# TASK STATEMENT
Everything from the first line down to the line containing "import plotly.graph_objects as go" is to be retyped exactly, both ends included, with pictures left out.

▼

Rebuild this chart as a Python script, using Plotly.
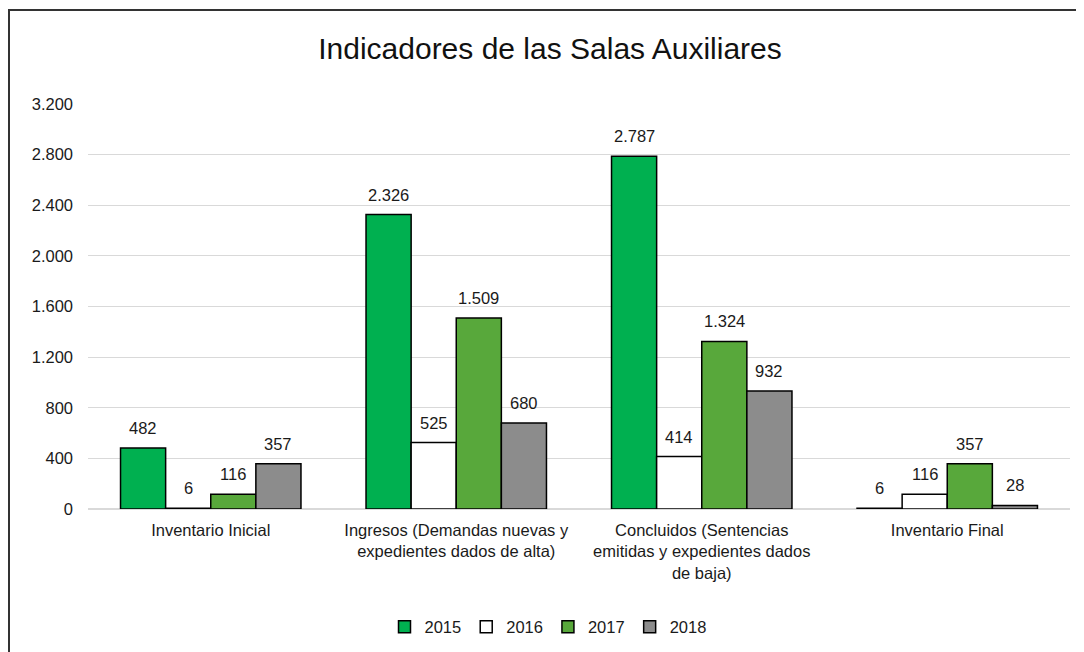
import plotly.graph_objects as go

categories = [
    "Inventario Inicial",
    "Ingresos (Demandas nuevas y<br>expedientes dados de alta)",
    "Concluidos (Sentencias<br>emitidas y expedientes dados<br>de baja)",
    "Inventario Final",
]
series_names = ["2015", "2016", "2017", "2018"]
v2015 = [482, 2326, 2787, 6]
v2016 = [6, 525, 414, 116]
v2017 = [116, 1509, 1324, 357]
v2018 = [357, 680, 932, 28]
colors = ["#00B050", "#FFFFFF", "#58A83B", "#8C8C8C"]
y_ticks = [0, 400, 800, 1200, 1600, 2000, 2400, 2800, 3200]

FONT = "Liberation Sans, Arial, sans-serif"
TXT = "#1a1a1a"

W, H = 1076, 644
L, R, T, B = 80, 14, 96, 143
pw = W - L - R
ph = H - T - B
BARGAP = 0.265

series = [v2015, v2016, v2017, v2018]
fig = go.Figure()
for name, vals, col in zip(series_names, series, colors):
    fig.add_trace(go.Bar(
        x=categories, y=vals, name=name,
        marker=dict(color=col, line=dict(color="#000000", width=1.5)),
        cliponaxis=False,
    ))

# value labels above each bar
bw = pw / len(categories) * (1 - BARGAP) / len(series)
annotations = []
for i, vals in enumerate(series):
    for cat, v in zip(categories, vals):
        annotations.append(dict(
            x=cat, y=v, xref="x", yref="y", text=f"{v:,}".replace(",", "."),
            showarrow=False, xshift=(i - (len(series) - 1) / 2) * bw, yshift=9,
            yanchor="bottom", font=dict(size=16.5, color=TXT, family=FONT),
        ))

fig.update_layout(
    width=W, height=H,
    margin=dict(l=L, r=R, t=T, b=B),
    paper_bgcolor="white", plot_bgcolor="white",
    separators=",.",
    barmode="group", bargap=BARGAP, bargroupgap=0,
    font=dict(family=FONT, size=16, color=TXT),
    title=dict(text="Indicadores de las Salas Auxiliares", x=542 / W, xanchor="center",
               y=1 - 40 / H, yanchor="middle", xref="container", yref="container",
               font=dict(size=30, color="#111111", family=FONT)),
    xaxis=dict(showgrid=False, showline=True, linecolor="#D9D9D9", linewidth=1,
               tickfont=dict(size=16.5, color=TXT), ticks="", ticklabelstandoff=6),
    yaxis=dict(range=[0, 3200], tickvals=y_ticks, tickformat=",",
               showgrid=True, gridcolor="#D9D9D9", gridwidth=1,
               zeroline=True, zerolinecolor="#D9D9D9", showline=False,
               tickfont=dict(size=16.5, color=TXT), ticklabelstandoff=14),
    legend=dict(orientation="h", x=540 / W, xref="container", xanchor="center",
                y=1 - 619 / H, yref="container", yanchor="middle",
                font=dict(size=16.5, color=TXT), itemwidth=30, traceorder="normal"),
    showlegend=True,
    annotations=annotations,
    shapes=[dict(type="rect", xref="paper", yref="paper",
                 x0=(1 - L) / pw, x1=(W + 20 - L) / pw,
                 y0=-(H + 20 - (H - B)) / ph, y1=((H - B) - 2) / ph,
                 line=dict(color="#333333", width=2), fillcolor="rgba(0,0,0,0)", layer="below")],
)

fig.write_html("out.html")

▲

# FINAL ANSWER
Rebuild this chart as a Python script, using Plotly.
import plotly.graph_objects as go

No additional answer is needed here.